Team: M.O. Tezcan, P. Ishwar, J. Konrad
Funding: Advanced Research Projects Agency – Energy (ARPA-E), Department of Energy
Status: Ongoing (2019-)

Background: Recently, we introduced BSUV-Net, a novel supervised background-subtraction algorithm designed for unseen videos that showed superior performance compared to its competitors. One of the key elements behind the success of BSUV-Net was its use of temporal data augmentation to mimic illumination variations that might happen in real-world applications. In BSUV-Net 2.0, we extend this idea and introduce several spatio-temporal data augmentations designed to mimic some challenging scenarios and further increase the robustness of BSUV-Net. We also introduce a real-time version of BSUV-Net 2.0 which also outperforms state-of-the-art methods.

Summary: In this work, we introduce a comprehensive suite of spatio-temporal data augmentation methods, and adapt them to BSUV-Net. The proposed augmentations address some key BGS challenges, such as PTZ (pan-tilt-zoom) operation, camera jitter and presence of intermittently-static objects. We conduct video-agnostic performance analysis and show that these data augmentations significantly increase algorithm’s performance for targeted categories without any significant loss of performance in other categories. We name our improved algorithm BSUV-Net 2.0 and show that it significantly outperforms state-of-the-art background-subtraction algorithms on unseen videos. We also introduce a real-time version of BSUV-Net 2.0 and call it Fast BSUV-Net 2.0. Finally, we propose a 4-fold cross-validation strategy to facilitate fair and streamlined comparison of unsupervised algorithms with video-agnostic supervised algorithms, which should prove useful for future background-subtraction algorithm comparisons on CDNet-2014.
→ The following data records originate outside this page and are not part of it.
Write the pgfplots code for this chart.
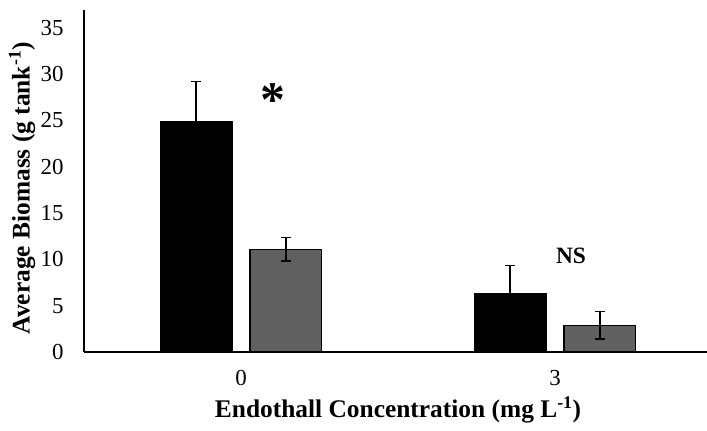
\documentclass[border=0pt]{standalone}
\usepackage{fontspec}
\setmainfont{Liberation Serif}
\usepackage{pgfplots}
\pgfplotsset{compat=1.18}
\definecolor{barGray}{HTML}{606060}
\begin{document}
\begin{tikzpicture}[x=1bp,y=1bp]
\useasboundingbox (0,0) rectangle (707,430);
\begin{axis}[
  at={(84bp,78bp)}, anchor=south west,
  scale only axis, width=623bp, height=342bp,
  xmin=-0.5, xmax=1.484, ymin=0, ymax=36.93,
  axis x line*=bottom, axis y line*=left,
  axis line style={line width=1.3bp, -},
  ytick={0,5,...,35}, xtick={0,1}, xticklabels={0,3},
  major tick length=0pt,
  tick label style={font=\fontsize{23}{27}\selectfont},
  /pgf/number format/assume math mode=true,
  yticklabel style={xshift=-17bp},
  xticklabel style={yshift=-15bp},
  xlabel={\textbf{Endothall Concentration (mg L\textsuperscript{-1})}},
  ylabel={\textbf{Average Biomass (g tank\textsuperscript{-1})}},
  label style={font=\fontsize{25.5}{29}\selectfont},
  xlabel style={at={(axis description cs:0.504,-0.170)}, anchor=center},
  ylabel style={at={(axis description cs:-0.0995,0.479)}, anchor=center},
  ybar=18bp, bar width=71.6bp,
  clip=false,
]
\addplot[fill=black, draw=black, line width=1.2bp,
  error bars/.cd, y dir=both, y explicit,
  error bar style={line width=1.5bp, black},
  error mark options={rotate=90, mark size=5bp, line width=1.5bp, black}]
  coordinates {(0,24.9) +- (0,4.3) (1,6.3) +- (0,3.05)};
\addplot[fill=barGray, draw=black, line width=1.2bp,
  error bars/.cd, y dir=both, y explicit,
  error bar style={line width=1.5bp, black},
  error mark options={rotate=90, mark size=5bp, line width=1.5bp, black}]
  coordinates {(0,11.1) +- (0,1.25) (1,2.9) +- (0,1.5)};
\node[font=\bfseries\fontsize{50}{50}\selectfont, anchor=center] at (axis cs:0.102,27.2) {*};
\node[font=\bfseries\fontsize{23.5}{27}\selectfont, anchor=center] at (axis cs:1.051,10.4) {NS};
\end{axis}
\end{tikzpicture}
\end{document}
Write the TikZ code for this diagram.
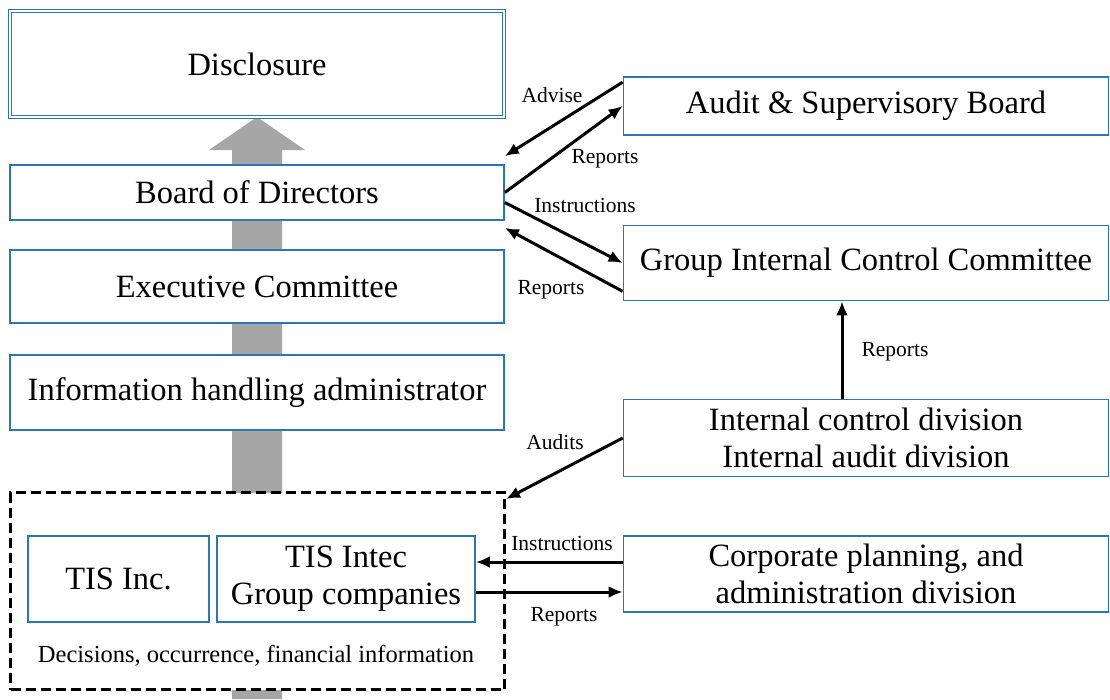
\documentclass[tikz,border=0pt]{standalone}
\usepackage{fontspec}
\setmainfont{Liberation Serif}
\usetikzlibrary{arrows.meta}
\definecolor{boxblue}{RGB}{46,117,182}
\definecolor{flowgray}{RGB}{166,166,166}

\begin{document}
\begin{tikzpicture}[x=1pt,y=-1pt,>={Latex[length=14pt,width=12pt]},
    box/.style={draw=boxblue,line width=1.7pt,fill=white,rectangle,
      inner sep=0pt,align=center,font=\fontsize{32.5}{37}\selectfont},
    lbl/.style={font=\fontsize{21.5}{25}\selectfont,inner sep=0pt},
    link/.style={->,line width=3pt}]
  \useasboundingbox (0,0) rectangle (1110,699);
  % gray flow arrow behind the left column
  \fill[flowgray] (232,699) -- (232,150) -- (209,150) -- (257,117)
    -- (305,150) -- (282,150) -- (282,699) -- cycle;

  % left column
  \node[box,double=white,double distance=2pt,line width=1.3pt,
    minimum width=494pt,minimum height=106pt] (disc) at (257,64) {Disclosure};
  \node[box,minimum width=494pt,minimum height=55pt] (board) at (257,192.5) {Board of Directors};
  \node[box,minimum width=494pt,minimum height=73pt] (exec) at (257,286.5) {Executive Committee};
  \node[box,minimum width=494pt,minimum height=75pt] (info) at (257,392.5) {Information handling administrator};

  \node[draw,fill=white,line width=3pt,dash pattern=on 10pt off 5pt,
    minimum width=494pt,minimum height=197pt,inner sep=0pt] (group) at (257.5,591) {};
  \node[box,minimum width=181pt,minimum height=86pt] (tisinc) at (118.5,579) {TIS Inc.};
  \node[box,minimum width=258pt,minimum height=86pt] (tisintec) at (346,579) {TIS Intec\\Group companies};
  \node[font=\fontsize{24.5}{28}\selectfont,inner sep=0pt] (decis) at (256,656)
    {Decisions, occurrence, financial information};

  % right column
  \node[box,minimum width=485pt,minimum height=58pt] (audit) at (866,106) {Audit \& Supervisory Board};
  \node[box,minimum width=485pt,minimum height=75pt] (gicc) at (866,263) {Group Internal Control Committee};
  \node[box,minimum width=485pt,minimum height=77pt] (icd) at (866,438) {Internal control division\\Internal audit division};
  \node[box,minimum width=485pt,minimum height=76pt] (corp) at (866,574) {Corporate planning, and\\administration division};

  % connectors
  \draw[link] ([yshift=-6pt]audit.north west) -- ([yshift=8pt]board.north east);
  \draw[link] (board.east) -- (audit.west);
  \draw[link] ([yshift=-10pt]board.east) -- (gicc.west);
  \draw[link] ([yshift=10pt]gicc.south west) -- ([yshift=-7pt]board.south east);
  \draw[link] ([xshift=-24pt]icd.north) -- ([xshift=-24pt]gicc.south);
  \draw[link] (icd.west) -- ([yshift=-8pt]group.north east);
  \draw[link] ([yshift=12pt]corp.west) -- ([yshift=12pt]corp.west -| tisintec.east);
  \draw[link] ([yshift=-18pt]corp.west -| tisintec.east) -- ([yshift=-18pt]corp.west);

  \node[lbl] (l1) at (552,95) {Advise};
  \node[lbl] (l2) at (605,159) {Reports};
  \node[lbl] (l3) at (585,205) {Instructions};
  \node[lbl] (l4) at (551,290) {Reports};
  \node[lbl] (l5) at (895,352) {Reports};
  \node[lbl] (l6) at (555,442) {Audits};
  \node[lbl] (l7) at (562,543) {Instructions};
  \node[lbl] (l8) at (564,617) {Reports};
\end{tikzpicture}
\end{document}
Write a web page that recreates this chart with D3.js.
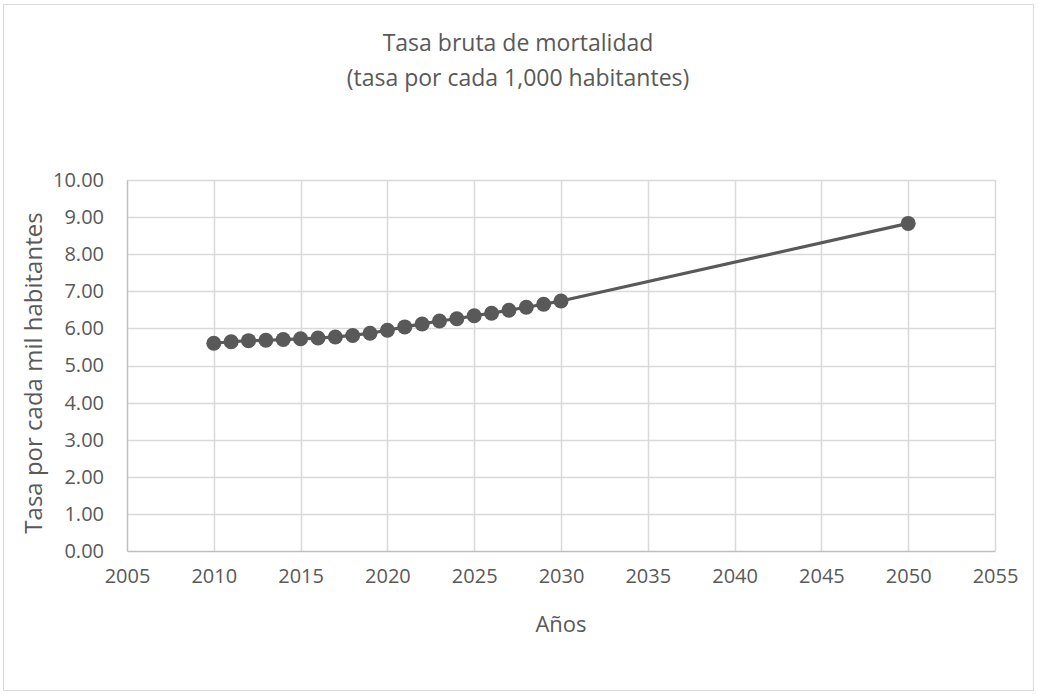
<!DOCTYPE html>
<html>
<head>
<meta charset="utf-8">
<script src="https://cdn.jsdelivr.net/npm/d3@7"></script>
<style>
  body { margin: 0; background: #fff; }
  text { font-family: "Open Sans", sans-serif; fill: #595959; }
</style>
</head>
<body>
<div id="chart"></div>
<script>
  // data
  var years = [2010, 2011, 2012, 2013, 2014, 2015, 2016, 2017, 2018, 2019, 2020,
    2021, 2022, 2023, 2024, 2025, 2026, 2027, 2028, 2029, 2030, 2050];
  var rates = [5.60, 5.64, 5.67, 5.68, 5.70, 5.72, 5.74, 5.77, 5.81, 5.87, 5.95,
    6.04, 6.12, 6.20, 6.26, 6.34, 6.41, 6.49, 6.57, 6.65, 6.74, 8.83];
  var xTicks = [2005, 2010, 2015, 2020, 2025, 2030, 2035, 2040, 2045, 2050, 2055];
  var yTicks = [0, 1, 2, 3, 4, 5, 6, 7, 8, 9, 10];

  var width = 1038, height = 695;
  var margin = {top: 180, right: 43, bottom: 144, left: 127};
  var innerWidth = width - margin.left - margin.right;
  var innerHeight = height - margin.top - margin.bottom;

  var svg = d3.select("#chart").append("svg")
    .attr("width", width).attr("height", height);

  // chart border
  svg.append("rect")
    .attr("x", 3.5).attr("y", 4.5)
    .attr("width", 1030).attr("height", 686)
    .attr("fill", "#fff").attr("stroke", "#d9d9d9");

  var g = svg.append("g")
    .attr("transform", "translate(" + margin.left + "," + margin.top + ")");

  var x = d3.scaleLinear().domain([2005, 2055]).range([0, innerWidth]);
  var y = d3.scaleLinear().domain([0, 10]).range([innerHeight, 0]);

  // gridlines
  g.append("g").selectAll("line").data(yTicks.slice(1)).enter().append("line")
    .attr("x1", 0).attr("x2", innerWidth)
    .attr("y1", function (d) { return Math.round(y(d)) + 0.5; })
    .attr("y2", function (d) { return Math.round(y(d)) + 0.5; })
    .attr("stroke", "#d9d9d9").attr("stroke-width", 1.5);
  g.append("g").selectAll("line").data(xTicks.slice(1)).enter().append("line")
    .attr("y1", 0).attr("y2", innerHeight)
    .attr("x1", function (d) { return Math.round(x(d)) + 0.5; })
    .attr("x2", function (d) { return Math.round(x(d)) + 0.5; })
    .attr("stroke", "#d9d9d9").attr("stroke-width", 1.5);

  // axes
  var xAxis = d3.axisBottom(x).tickValues(xTicks).tickFormat(d3.format("d")).tickSize(0).tickPadding(18);
  var xAxisG = g.append("g").attr("transform", "translate(0," + innerHeight + ")").call(xAxis);
  xAxisG.select(".domain").attr("stroke", "#bfbfbf").attr("stroke-width", 1.5);
  xAxisG.selectAll("text").style("font-size", "20px").attr("fill", "#595959");

  var yAxis = d3.axisLeft(y).tickValues(yTicks).tickFormat(d3.format(".2f")).tickSize(0).tickPadding(23);
  var yAxisG = g.append("g").call(yAxis);
  yAxisG.select(".domain").attr("stroke", "#bfbfbf").attr("stroke-width", 1.5);
  yAxisG.selectAll("text").style("font-size", "20px").attr("fill", "#595959");

  // series
  var pts = years.map(function (yr, i) { return {year: yr, value: rates[i]}; });
  var line = d3.line()
    .x(function (d) { return x(d.year); })
    .y(function (d) { return y(d.value); });
  g.append("path").datum(pts)
    .attr("d", line).attr("fill", "none")
    .attr("stroke", "#595959").attr("stroke-width", 3.2);
  g.selectAll("circle.pt").data(pts).enter().append("circle")
    .attr("class", "pt")
    .attr("cx", function (d) { return x(d.year); })
    .attr("cy", function (d) { return y(d.value); })
    .attr("r", 7.5)
    .attr("fill", "#595959");

  // titles
  svg.append("text").attr("x", 518).attr("y", 51).attr("text-anchor", "middle")
    .style("font-size", "23px").text("Tasa bruta de mortalidad");
  svg.append("text").attr("x", 518).attr("y", 86).attr("text-anchor", "middle")
    .style("font-size", "23px").text("(tasa por cada 1,000 habitantes)");
  svg.append("text").attr("x", margin.left + innerWidth / 2).attr("y", 632).attr("text-anchor", "middle")
    .style("font-size", "22px").text("Años");
  svg.append("text")
    .attr("transform", "translate(42,373) rotate(-90)")
    .attr("text-anchor", "middle")
    .style("font-size", "24px").text("Tasa por cada mil habitantes");
</script>
</body>
</html>
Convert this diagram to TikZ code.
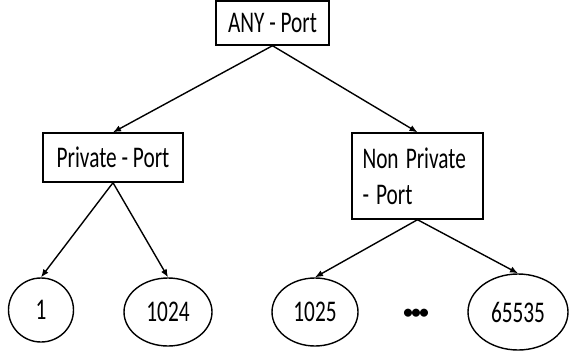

Spatio-Temporal Data Augmentations:  BSUV-Net 2.0 uses a set of spatio-temporal data augmentations to attack the most common challenges in BGS. The figure below shows examples of these data augmentations. The first row (a) shows the original input and the subsequent rows show sample results of the following augmentations: (b) spatially-aligned crop (SAC), (c) randomly-shifted crop (RSC), (d) PTZ camera crop, (e) illumination difference (ID), (f) intermittent-object addition (IOA).


Video-Agnostic Evaluation Strategy on CDNet-2014 for Supervised Algorithms:  CDNet-2014 is a comprehensive dataset that provides some ground-truth frames from all of its videos to the public, but keeps others internally for algorithm evaluation. Since it does not include any videos without labeled frames, it is not directly suitable for testing of video-agnostic supervised algorithms. Here, we introduce a simple and intuitive 4-fold cross-validation strategy for CDNet-2014. We grouped all videos in the dataset and each category into 4 folds (see the table below) as evenly as possible.

The proposed video-agnostic evaluation strategy is to train any supervised background-subtraction algorithm on three of the folds and test on the remaining fold, and replicate the same process for all 4 combinations. This approach will provide results on the full CDNet-2014 dataset which can be uploaded to the evaluation server to compare against state of the art. We believe this cross-validation strategy will be very beneficial for the evaluation of future background subtraction algorithms.

Experimental Results: We assess the impact of each spatio-temporal data augmentation method that we introduced. As the baseline network, we use BSUV-Net with only spatially-aligned crop (SAC) augmentation and random Gaussian noise. The table below shows F-score for each category of CDNet-2014 for frames with publicly-available ground truth.

It can be observed that each augmentation type significantly improves the performance on related categories (randomly shifted crop – on “Camera jitter”, PTZ camera crop – on “PTZ”, illumination difference – on “Shadow”, intermittent object addition – on “Intermittent object motion”), but combining all augmentations decreases the performance significantly on some categories (e.g., night and intermittent object motion). We believe this is due to trade-offs between the effects of different augmentations. For example, when a static background object starts moving it should be labeled as foreground, but a network trained with a randomly-shifted crop augmentation can confuse this input with an input from the “Camera jitter” category and continue labeling the object as background. Still, the overall performance of BSUV-Net 2.0 that uses all augmentations handily outperforms the overall performance for individual augmentations.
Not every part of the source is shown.